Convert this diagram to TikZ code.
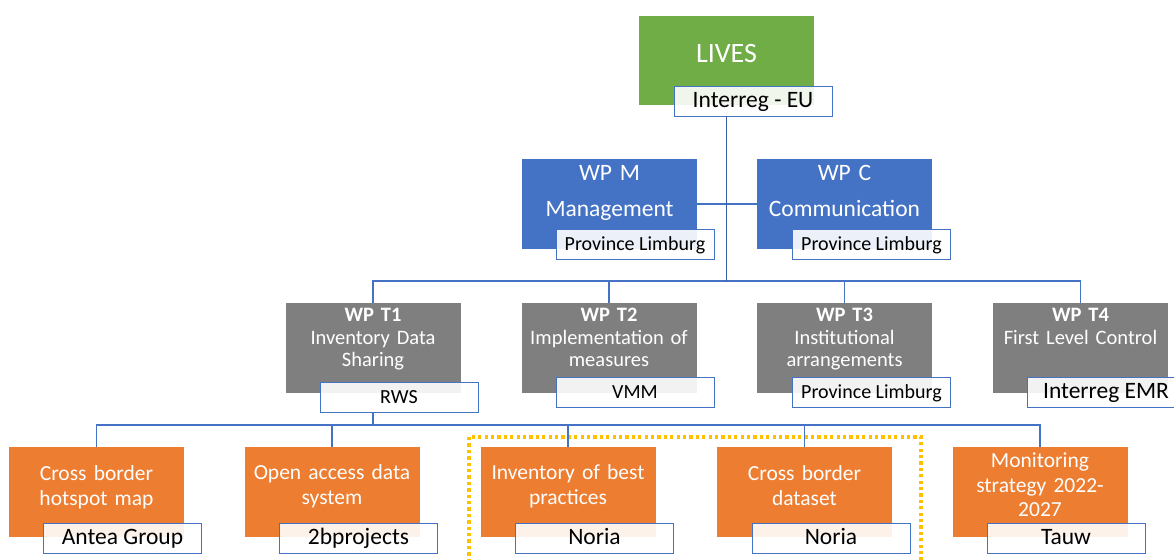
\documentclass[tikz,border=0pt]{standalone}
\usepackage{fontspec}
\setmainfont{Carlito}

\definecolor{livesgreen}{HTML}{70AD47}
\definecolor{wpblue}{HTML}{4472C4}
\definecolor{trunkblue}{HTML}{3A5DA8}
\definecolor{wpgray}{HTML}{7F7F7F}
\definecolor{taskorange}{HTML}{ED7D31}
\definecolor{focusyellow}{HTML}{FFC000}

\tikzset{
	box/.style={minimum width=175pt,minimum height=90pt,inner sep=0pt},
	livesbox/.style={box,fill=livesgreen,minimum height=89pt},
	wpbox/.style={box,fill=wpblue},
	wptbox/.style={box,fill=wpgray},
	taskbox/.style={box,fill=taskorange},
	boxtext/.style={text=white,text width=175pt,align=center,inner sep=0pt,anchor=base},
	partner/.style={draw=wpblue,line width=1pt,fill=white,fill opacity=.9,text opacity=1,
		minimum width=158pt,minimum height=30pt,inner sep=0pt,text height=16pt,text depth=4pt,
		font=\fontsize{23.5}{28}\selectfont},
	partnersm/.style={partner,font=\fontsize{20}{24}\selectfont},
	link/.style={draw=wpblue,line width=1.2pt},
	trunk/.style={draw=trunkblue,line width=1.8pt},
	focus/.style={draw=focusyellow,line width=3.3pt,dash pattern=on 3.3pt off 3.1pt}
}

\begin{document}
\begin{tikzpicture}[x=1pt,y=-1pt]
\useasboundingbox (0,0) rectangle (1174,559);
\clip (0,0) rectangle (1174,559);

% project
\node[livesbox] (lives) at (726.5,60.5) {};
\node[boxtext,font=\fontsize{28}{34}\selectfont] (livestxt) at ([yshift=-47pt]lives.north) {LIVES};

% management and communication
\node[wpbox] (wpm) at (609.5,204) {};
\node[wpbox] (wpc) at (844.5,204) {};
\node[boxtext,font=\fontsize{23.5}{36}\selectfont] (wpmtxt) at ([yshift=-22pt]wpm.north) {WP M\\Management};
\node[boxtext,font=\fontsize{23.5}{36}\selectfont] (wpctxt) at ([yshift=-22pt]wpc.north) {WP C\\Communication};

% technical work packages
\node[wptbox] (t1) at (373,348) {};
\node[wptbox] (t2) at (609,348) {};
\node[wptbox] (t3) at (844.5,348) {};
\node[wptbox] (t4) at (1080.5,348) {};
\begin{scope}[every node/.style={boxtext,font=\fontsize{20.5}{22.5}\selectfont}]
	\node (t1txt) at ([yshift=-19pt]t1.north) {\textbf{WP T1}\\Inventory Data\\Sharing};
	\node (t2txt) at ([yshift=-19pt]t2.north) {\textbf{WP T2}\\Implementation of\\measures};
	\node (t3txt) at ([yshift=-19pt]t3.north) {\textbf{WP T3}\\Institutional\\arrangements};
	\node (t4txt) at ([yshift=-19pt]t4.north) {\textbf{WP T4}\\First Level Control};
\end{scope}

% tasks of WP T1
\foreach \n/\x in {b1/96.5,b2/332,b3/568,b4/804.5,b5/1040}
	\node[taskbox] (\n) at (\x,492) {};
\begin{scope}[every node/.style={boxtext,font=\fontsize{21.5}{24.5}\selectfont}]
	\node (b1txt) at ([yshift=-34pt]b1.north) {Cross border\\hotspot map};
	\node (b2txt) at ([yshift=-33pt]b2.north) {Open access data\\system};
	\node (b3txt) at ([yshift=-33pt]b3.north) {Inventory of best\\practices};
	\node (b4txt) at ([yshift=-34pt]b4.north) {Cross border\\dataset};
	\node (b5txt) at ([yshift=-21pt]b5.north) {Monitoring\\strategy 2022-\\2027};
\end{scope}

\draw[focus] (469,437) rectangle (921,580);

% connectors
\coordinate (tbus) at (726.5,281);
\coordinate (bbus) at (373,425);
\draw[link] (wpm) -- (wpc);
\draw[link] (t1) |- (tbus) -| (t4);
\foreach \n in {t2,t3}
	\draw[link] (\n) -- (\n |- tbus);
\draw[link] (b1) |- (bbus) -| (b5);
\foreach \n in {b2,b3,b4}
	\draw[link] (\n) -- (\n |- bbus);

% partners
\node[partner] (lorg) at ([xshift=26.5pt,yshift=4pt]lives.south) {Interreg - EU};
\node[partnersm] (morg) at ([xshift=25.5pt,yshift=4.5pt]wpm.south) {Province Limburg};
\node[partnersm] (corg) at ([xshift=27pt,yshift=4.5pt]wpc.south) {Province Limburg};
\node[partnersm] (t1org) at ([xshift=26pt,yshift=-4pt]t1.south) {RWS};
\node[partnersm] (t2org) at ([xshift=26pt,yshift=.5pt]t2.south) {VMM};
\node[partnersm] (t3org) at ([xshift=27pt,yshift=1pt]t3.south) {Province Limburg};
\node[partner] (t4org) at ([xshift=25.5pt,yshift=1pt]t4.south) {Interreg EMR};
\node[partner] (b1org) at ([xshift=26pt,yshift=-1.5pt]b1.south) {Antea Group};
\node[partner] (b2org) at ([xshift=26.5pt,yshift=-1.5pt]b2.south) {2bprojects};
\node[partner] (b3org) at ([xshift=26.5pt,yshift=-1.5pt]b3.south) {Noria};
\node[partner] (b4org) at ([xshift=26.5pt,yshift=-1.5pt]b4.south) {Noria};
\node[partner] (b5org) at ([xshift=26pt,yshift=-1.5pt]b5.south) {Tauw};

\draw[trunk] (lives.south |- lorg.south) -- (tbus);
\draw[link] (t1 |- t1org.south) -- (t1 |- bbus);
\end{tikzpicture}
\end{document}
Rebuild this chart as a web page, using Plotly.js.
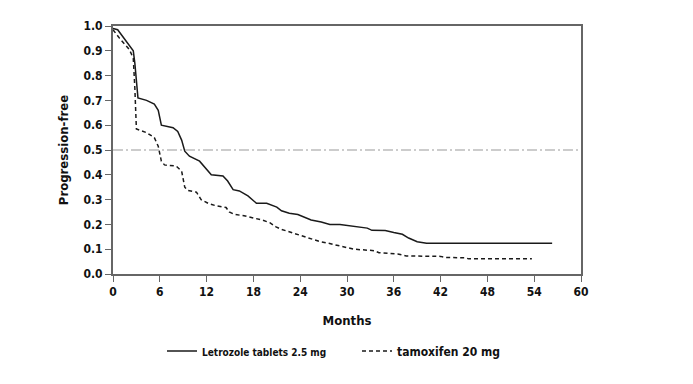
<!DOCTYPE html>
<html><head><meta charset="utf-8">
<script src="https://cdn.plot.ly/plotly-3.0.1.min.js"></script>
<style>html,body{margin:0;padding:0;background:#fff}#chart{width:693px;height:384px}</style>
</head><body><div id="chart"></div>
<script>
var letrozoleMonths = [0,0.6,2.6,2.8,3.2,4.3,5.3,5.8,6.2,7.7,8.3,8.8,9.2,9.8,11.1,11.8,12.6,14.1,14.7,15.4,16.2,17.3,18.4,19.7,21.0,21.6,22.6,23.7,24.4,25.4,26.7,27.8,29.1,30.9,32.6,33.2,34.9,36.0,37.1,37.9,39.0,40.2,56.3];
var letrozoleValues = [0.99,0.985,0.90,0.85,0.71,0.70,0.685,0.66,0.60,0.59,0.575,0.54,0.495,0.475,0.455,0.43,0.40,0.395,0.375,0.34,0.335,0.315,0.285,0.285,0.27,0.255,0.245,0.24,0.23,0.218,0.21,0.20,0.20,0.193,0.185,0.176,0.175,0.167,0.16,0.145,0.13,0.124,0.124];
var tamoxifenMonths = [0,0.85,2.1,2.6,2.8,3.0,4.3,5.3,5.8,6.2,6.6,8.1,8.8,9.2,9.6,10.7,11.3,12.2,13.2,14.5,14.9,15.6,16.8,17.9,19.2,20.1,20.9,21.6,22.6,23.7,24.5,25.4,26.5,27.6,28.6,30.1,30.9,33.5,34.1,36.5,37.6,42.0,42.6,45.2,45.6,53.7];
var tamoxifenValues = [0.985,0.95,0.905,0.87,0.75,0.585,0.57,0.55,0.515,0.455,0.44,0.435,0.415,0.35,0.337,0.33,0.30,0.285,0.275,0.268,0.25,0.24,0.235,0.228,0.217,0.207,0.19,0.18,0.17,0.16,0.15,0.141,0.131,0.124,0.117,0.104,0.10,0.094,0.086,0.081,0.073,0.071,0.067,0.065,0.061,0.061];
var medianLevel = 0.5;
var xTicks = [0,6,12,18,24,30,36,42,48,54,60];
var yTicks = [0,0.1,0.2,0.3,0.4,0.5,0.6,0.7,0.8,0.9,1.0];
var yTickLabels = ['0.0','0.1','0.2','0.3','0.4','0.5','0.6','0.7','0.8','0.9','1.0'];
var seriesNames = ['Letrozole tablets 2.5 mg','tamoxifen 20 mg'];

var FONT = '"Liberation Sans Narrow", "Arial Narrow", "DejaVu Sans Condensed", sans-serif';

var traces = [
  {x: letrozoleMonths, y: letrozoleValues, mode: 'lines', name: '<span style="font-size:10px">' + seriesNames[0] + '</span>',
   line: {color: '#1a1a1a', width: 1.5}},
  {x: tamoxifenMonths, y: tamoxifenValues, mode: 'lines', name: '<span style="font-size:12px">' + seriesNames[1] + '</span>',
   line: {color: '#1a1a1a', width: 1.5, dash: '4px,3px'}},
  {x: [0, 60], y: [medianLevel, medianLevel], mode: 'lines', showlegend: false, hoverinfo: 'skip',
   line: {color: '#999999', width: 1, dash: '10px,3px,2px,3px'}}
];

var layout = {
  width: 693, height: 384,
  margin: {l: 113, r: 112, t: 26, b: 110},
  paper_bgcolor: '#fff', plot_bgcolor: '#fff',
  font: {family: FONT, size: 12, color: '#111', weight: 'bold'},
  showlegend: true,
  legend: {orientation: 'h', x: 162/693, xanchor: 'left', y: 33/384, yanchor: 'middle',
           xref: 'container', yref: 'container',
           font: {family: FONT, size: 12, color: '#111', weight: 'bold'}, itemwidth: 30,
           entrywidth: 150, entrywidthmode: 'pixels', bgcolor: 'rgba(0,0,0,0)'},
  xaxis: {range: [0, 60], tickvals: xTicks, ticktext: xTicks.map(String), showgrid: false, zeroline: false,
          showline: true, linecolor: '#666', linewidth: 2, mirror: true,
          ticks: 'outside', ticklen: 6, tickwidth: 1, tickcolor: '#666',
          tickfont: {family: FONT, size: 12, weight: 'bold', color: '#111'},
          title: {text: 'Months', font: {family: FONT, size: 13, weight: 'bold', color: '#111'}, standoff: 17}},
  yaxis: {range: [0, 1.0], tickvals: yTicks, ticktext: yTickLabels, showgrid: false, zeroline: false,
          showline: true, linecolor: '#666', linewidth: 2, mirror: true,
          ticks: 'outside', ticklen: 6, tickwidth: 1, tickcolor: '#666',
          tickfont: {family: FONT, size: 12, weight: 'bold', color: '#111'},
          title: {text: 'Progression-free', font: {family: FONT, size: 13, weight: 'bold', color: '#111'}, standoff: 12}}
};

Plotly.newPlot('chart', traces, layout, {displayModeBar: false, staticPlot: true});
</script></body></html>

######

**What is expected:** From the data above, copy each line that holds "this".

**Final result:**
Convert this diagram to TikZ code.
Rebuild this chart as a web page, using Plotly.js.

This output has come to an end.